• **GOAL**
Keep only the lines where "this" appears.

(Code that draws figures)
_ _ _ _ _ _ _

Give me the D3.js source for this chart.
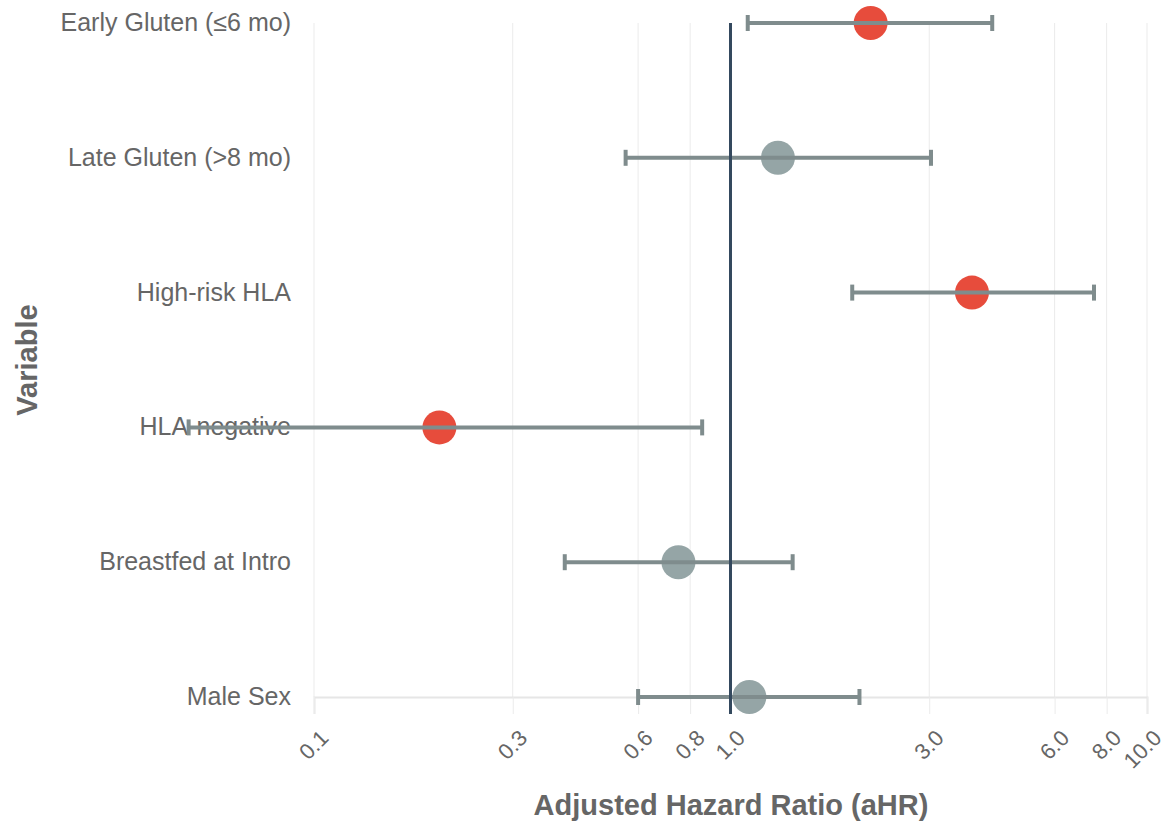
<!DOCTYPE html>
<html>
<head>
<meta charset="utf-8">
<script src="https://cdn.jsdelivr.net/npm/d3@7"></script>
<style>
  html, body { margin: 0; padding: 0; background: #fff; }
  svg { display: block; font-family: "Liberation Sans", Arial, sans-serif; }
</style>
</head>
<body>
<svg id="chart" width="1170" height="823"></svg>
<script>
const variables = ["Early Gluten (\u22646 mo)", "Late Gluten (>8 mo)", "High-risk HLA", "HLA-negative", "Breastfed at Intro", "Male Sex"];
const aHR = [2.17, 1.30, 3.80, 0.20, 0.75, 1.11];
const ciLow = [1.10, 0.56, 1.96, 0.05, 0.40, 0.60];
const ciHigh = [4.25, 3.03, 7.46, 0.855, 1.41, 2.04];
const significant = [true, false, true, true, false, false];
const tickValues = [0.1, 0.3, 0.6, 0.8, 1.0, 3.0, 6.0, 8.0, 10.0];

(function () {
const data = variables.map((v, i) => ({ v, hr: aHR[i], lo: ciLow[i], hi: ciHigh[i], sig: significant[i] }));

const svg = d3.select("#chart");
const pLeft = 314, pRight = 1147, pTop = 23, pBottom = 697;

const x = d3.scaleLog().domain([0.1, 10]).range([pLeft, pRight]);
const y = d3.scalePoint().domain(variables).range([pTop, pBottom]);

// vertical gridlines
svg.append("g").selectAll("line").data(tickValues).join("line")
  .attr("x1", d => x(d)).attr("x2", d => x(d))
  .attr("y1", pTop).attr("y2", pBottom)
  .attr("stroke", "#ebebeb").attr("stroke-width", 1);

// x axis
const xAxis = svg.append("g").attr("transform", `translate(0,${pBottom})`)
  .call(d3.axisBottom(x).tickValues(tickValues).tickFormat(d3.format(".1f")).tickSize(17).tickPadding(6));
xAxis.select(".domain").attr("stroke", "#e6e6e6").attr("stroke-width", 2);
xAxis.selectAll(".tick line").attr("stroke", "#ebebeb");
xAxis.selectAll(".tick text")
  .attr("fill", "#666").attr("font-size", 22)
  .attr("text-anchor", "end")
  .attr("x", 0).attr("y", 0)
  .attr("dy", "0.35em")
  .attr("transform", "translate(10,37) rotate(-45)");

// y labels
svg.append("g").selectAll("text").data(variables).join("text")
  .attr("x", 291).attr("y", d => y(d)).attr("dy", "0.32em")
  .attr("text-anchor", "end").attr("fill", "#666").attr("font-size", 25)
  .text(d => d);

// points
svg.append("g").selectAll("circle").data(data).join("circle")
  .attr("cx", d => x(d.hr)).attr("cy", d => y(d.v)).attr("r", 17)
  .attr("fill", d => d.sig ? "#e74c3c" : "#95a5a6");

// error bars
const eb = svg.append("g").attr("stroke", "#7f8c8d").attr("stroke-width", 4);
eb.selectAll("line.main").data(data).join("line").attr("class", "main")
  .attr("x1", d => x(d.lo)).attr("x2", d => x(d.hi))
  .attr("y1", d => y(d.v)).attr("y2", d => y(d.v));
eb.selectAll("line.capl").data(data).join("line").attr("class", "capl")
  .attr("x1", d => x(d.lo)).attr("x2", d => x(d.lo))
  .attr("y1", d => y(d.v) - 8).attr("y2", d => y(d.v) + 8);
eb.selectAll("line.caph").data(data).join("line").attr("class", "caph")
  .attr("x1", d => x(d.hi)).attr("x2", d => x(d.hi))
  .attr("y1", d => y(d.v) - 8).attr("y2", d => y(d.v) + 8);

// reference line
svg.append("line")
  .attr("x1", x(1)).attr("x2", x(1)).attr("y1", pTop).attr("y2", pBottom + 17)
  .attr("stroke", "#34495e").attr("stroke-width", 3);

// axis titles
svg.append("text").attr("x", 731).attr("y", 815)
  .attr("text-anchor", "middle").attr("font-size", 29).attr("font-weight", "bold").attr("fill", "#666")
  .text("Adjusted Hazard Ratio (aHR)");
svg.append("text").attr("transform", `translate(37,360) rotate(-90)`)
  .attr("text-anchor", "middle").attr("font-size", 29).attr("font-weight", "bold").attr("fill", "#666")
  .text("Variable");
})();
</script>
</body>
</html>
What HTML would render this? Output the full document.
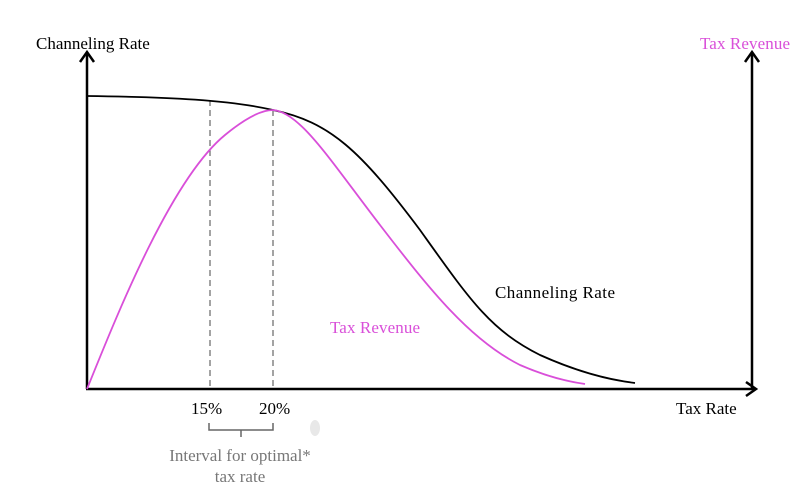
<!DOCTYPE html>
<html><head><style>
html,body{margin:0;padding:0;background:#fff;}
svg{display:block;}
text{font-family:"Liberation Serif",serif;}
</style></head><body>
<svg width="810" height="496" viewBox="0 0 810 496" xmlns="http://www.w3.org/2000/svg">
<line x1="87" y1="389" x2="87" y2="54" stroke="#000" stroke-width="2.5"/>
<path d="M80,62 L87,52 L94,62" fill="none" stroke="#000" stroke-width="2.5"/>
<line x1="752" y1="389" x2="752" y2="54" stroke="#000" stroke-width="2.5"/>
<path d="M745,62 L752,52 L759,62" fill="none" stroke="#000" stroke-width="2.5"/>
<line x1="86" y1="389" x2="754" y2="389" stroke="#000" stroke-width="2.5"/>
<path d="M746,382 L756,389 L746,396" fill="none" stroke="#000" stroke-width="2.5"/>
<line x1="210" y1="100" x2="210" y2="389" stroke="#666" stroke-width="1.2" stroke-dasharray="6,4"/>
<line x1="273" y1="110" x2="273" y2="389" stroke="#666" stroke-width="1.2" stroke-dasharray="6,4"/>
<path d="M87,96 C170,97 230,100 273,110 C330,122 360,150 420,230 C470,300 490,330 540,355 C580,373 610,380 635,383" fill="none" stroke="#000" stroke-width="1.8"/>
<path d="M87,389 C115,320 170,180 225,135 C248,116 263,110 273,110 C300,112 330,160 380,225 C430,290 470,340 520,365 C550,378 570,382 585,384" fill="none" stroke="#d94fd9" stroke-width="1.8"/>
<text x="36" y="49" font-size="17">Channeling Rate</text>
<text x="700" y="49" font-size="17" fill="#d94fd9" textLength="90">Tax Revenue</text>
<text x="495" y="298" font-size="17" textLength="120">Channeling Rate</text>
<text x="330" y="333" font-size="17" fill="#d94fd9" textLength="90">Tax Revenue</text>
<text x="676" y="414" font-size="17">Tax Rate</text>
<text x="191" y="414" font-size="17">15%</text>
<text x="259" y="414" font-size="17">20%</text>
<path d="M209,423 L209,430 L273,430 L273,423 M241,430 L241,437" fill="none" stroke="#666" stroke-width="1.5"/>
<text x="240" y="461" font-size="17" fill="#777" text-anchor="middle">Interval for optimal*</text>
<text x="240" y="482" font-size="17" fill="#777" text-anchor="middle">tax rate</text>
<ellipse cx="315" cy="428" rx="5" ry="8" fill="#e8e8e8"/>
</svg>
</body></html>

_ _ _ _ _ _ _

• **EXERCISE ANSWER**
Give me the D3.js source for this chart.
What HTML would render this? Output the full document.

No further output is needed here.